Here is an explanation of the paper "EvoKernel" using simple language and creative analogies.
The Big Problem: The "Data Wall" in New Hardware
Imagine you are a master chef (a Large Language Model) who has spent years cooking in a massive, well-stocked kitchen (like NVIDIA's CUDA ecosystem). You have millions of recipes, every spice imaginable, and a library of expert techniques. You can cook a perfect steak in your sleep.
Now, imagine you are suddenly dropped into a tiny, remote cabin in the woods (a new, specialized chip called an NPU).
- The Problem: There are no cookbooks here. The ingredients are weird and unfamiliar. The tools are different. Even though you are a world-class chef, you have no idea how to cook a meal here because you've never seen this specific kitchen before.
- The Result: If you try to cook immediately, you'll likely burn the food or serve raw ingredients. This is the "Cold-Start" problem. The AI is smart, but it has no data to learn from for this specific new hardware.
The Solution: EvoKernel (The Self-Evolving Apprentice)
The authors created a system called EvoKernel. Instead of trying to force the chef to memorize a new cookbook (which is expensive and hard), they gave the chef a smart, self-updating notebook and a strict taste-tester.
Here is how it works in two main stages:
Stage 1: The "Cold-Start Draft" (Finding a Recipe)
- The Goal: Just get something edible on the plate. It doesn't have to be Michelin-star quality yet; it just has to be cooked.
- The Process:
- The AI tries to write code (a recipe) for the NPU.
- It checks its Memory Notebook. Since it's the first time, the notebook is empty, so it guesses.
- The Taste-Tester (Verifier): The code is run. If it crashes or tastes bad (fails to compile or run), the tester says, "Nope, that's raw."
- The Lesson: The AI writes down why it failed in the notebook. It doesn't just throw the recipe away; it learns, "Oh, I can't use that ingredient here."
- It tries again, using the lesson from the notebook. It keeps trying until it finally serves a dish that is edible (functionally correct).
Stage 2: "Continual Refining" (Making it a Masterpiece)
- The Goal: Now that the food is edible, let's make it delicious and fast.
- The Process:
- The AI looks at the "edible" dish it just made.
- It checks the notebook for Value-Driven Memories. This is the secret sauce.
- Old Way: "Let's look at recipes that look similar to this one." (This often fails because the new kitchen is too different).
- EvoKernel Way: "Let's look at recipes that actually worked and made the food faster."
- The system learns a "Value Score" for every note in the notebook. It asks: "Does this old note help me solve the current problem?"
- It tweaks the recipe to make it faster (lower latency).
- If the new version is faster, it gets a high score and is added to the "Best Practices" section of the notebook.

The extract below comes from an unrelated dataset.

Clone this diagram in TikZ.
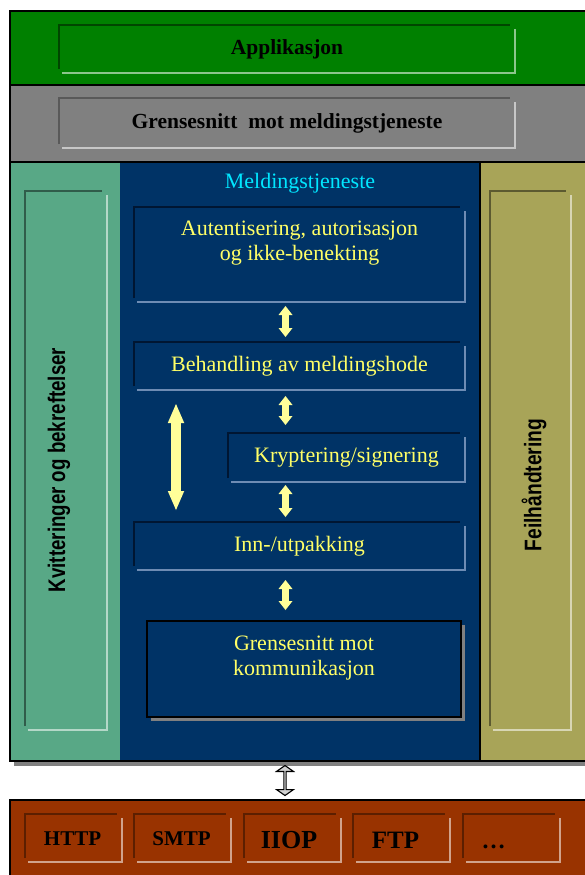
\documentclass[tikz,border=0pt]{standalone}
\usepackage{fontspec}
\setmainfont{Liberation Serif}
\newfontfamily\arialfont{Liberation Sans}
\usepackage{graphicx}
\definecolor{AppGreen}{RGB}{0, 128, 0}
\definecolor{IfGray}{RGB}{128, 128, 128}
\definecolor{KvTeal}{RGB}{88, 168, 134}
\definecolor{MsBlue}{RGB}{0, 51, 102}
\definecolor{MsDark}{RGB}{0, 22, 50}
\definecolor{MsLight}{RGB}{110, 140, 180}
\definecolor{FhOlive}{RGB}{168, 164, 88}
\definecolor{ProtoBrown}{RGB}{153, 51, 0}
\definecolor{MsYellow}{RGB}{255, 255, 102}
\definecolor{ArrowYellow}{RGB}{255, 255, 153}
\definecolor{MsCyan}{RGB}{0, 230, 255}
\usetikzlibrary{arrows.meta, positioning, shapes.arrows, shadows, calc}
% sunken frame: dark top/left, light right/bottom
\newcommand{\bevelbox}[3]{%
  \draw[#2, line width=2pt] ([yshift=4pt]#1.south west) |- ([xshift=-5pt]#1.north east);
  \draw[#3, line width=2pt] ([yshift=-4pt]#1.north east) |- ([xshift=3pt]#1.south west);}

\begin{document}
\begin{tikzpicture}[x=1pt, y=-1pt,
  every node/.style={inner sep=0pt, outer sep=0pt},
  band/.style={anchor=north west, minimum width=590pt, draw=black, line width=1.5pt},
  bandtext/.style={font=\bfseries\fontsize{21.5}{25}\selectfont, text=black},
  sidetext/.style={rotate=90, font=\arialfont\bfseries\fontsize{24}{28}\selectfont},
  mstext/.style={font=\fontsize{22}{25}\selectfont, text=MsYellow, align=center},
  msbox/.style={minimum width=331pt, minimum height=48pt},
  protobox/.style={minimum width=97pt, minimum height=48pt},
  prototext/.style={text height=15pt, text depth=0pt},
  yarrow/.style={draw=ArrowYellow, line width=7.3pt,
    {Triangle[width=14pt, length=9pt, line width=0pt]}-{Triangle[width=14pt, length=9pt, line width=0pt]}},
  bigarrow/.style={draw=ArrowYellow, line width=9.3pt,
    {Triangle[width=16.5pt, length=19pt, line width=0pt]}-{Triangle[width=16.5pt, length=19pt, line width=0pt]}},
  linkarrow/.style={double arrow, rotate=90, draw=black, line width=1.1pt, fill=black!18,
    minimum height=30pt, minimum width=17pt, double arrow head extend=3.5pt, double arrow tip angle=110}]
\useasboundingbox (0,0) rectangle (585,875);

% layers
\fill[IfGray] (14,761) rectangle (600,766);
\node[band, fill=AppGreen, minimum height=74pt] (appband) at (10,11) {};
\node[band, fill=IfGray, minimum height=77pt] (ifband) at (10,85) {};
\node[band, draw=none, fill=KvTeal, minimum width=110pt, minimum height=599pt] (kvcol) at (10,162) {};
\node[band, draw=none, fill=MsBlue, minimum width=360pt, minimum height=599pt] (mscol) at (120,162) {};
\node[band, fill=FhOlive, minimum width=120pt, minimum height=599pt] (fhcol) at (480,162) {};
\node[band, fill=ProtoBrown, minimum height=90pt] (protoband) at (10,800) {};
\draw[black, line width=1.5pt] (fhcol.north east) -- (kvcol.north west) |- (fhcol.south east);

% top layers
\node[bandtext, minimum width=456pt, minimum height=48pt] (app) at (287,49) {Applikasjon};
\bevelbox{app}{AppGreen!55!black}{AppGreen!45!white}
\node[bandtext, minimum width=456pt, minimum height=50pt] (gmm) at (287,123) {Grensesnitt\ \ mot meldingstjeneste};
\bevelbox{gmm}{black!65}{black!22}

% side columns
\node[minimum width=82pt, minimum height=539pt] (kvinset) at (66,460.5) {};
\bevelbox{kvinset}{KvTeal!55!black}{KvTeal!45!white}
\node[sidetext] (kvtext) at (59,470) {\scalebox{0.78}[1]{Kvitteringer og bekreftelser}};
\node[minimum width=81pt, minimum height=539pt] (fhinset) at (530.5,460.5) {};
\bevelbox{fhinset}{FhOlive!55!black}{FhOlive!45!white}
\node[sidetext] (fhtext) at (534,485) {\scalebox{0.8}[1]{Feilhåndtering}};

% meldingstjeneste
\node[mstext, text=MsCyan] (mstitle) at (300,183) {Meldingstjeneste};
\node[msbox, minimum height=95pt] (auth) at (299.5,254.5) {};
\node[mstext, anchor=north] (authtext) at ([yshift=-13.5pt]auth.north) {Autentisering, autorisasjon\\og ikke-benekting};
\node[msbox, mstext] (beh) at (299.5,366) {Behandling av meldingshode};
\node[msbox, mstext, minimum width=237pt, minimum height=49pt] (kryp) at (346.5,457.5) {Kryptering/signering};
\node[msbox, mstext] (inn) at (299.5,546) {Inn-/utpakking};
\foreach \b in {auth, beh, kryp, inn} {\bevelbox{\b}{MsDark}{MsLight}}
\node[minimum width=314pt, minimum height=96pt, draw=black, line width=2pt, fill=MsBlue,
  drop shadow={shadow xshift=4pt, shadow yshift=-4pt, fill=IfGray, opacity=1}] (komm) at (304,669) {};
\node[mstext, anchor=north] (kommtext) at ([yshift=-14.5pt]komm.north) {Grensesnitt mot\\kommunikasjon};

\draw[yarrow, shorten <=4pt, shorten >=5pt] ([xshift=-14pt]auth.south) -- ([xshift=-14pt]beh.north);
\draw[yarrow, shorten <=6pt, shorten >=8pt] ([xshift=-14pt]beh.south) -- ([xshift=-14pt]beh.south |- kryp.north);
\draw[yarrow, shorten <=3pt, shorten >=5pt] ([xshift=-14pt]inn.north |- kryp.south) -- ([xshift=-14pt]inn.north);
\draw[yarrow, shorten <=10pt, shorten >=11pt] ([xshift=-14pt]inn.south) -- ([xshift=-14pt]inn.south |- komm.north);
\coordinate (cyctop) at (176,404);
\coordinate (cycbot) at (176,510);
\draw[bigarrow] (cyctop) -- (cycbot);

% link to protocols
\node[linkarrow] (link) at ($([xshift=-15pt]mscol.south)!0.5!([xshift=-15pt]mscol.south |- protoband.north)$) {};

% protocols
\foreach \name/\cx/\cy/\txt/\fs/\dx in {http/73.5/838/HTTP/21/-1, smtp/182.5/838/SMTP/21/-1,
    iiop/292/841/IIOP/26/-3, ftp/401.5/841/FTP/25/-6, more/511.5/841/{\dots}/24/-18} {
  \node[protobox] (\name) at (\cx,838) {};
  \bevelbox{\name}{ProtoBrown!60!black}{ProtoBrown!45!white}
  \node[prototext, font=\bfseries\fontsize{\fs}{\fs}\selectfont] (\name-lbl) at (\cx+\dx,\cy) {\txt};
}
\end{tikzpicture}
\end{document}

The Magic: "Value-Driven Memory"
Think of the Memory Notebook not as a static library, but as a living, breathing mentor.
- Traditional AI: Like a student who reads a textbook once and then forgets it. If they fail a test, they just try again with the same textbook.

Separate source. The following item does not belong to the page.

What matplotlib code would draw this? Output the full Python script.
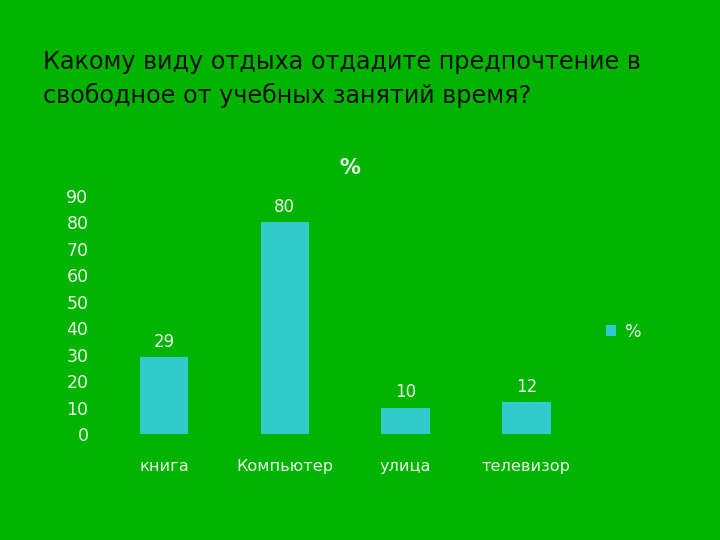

- EvoKernel: Like a student who keeps a journal of mistakes and wins.
- When they face a hard math problem, they don't just look for "similar problems." They look for the specific note in their journal that says, "Hey, when I was stuck on a problem like this, the trick was to use a specific formula."
- The system learns which notes are valuable for the current stage.
- Drafting Stage: "I need notes that help me avoid crashing."
- Refining Stage: "I need notes that help me speed things up."
The Results: From Novice to Pro
The paper tested this on Ascend C, a language for Huawei's NPUs (a very data-scarce environment).
- Before EvoKernel: The best AI models could only get about 11% of the tasks right. They were mostly guessing and failing.
- With EvoKernel: The success rate jumped to 83%.
- Speed: The AI didn't just get it right; it got it fast. On average, the refined code was 3.6 times faster than the first draft.
The "Cross-Pollination" Analogy
One of the coolest parts is Cross-Task Transfer.
Imagine the AI is learning to cook a Steak (a simple task). Once it masters the steak, it writes a note in the book: "High heat works well for meat."
Later, it tries to cook a Fish (a harder, different task). Instead of starting from zero, it looks at the book, sees the note about "High heat," and realizes, "Oh! I can use that high-heat technique for the fish too, but maybe adjust the time."
The AI learns from simple tasks to solve hard ones, and it even learns from one type of chip to help another.
Summary
EvoKernel is a framework that teaches AI how to learn new, difficult programming languages (for specialized computer chips) without needing a massive library of existing examples.
It does this by:
- Drafting: Trying until it gets a working solution.
- Refining: Iteratively making that solution faster.
- Remembering: Keeping a "smart notebook" that learns which past experiences are actually useful for the current problem, allowing the AI to get smarter with every single attempt, even in a data-scarce world.
It turns a "cold start" (starting with nothing) into a "warm start" (starting with a growing library of wisdom).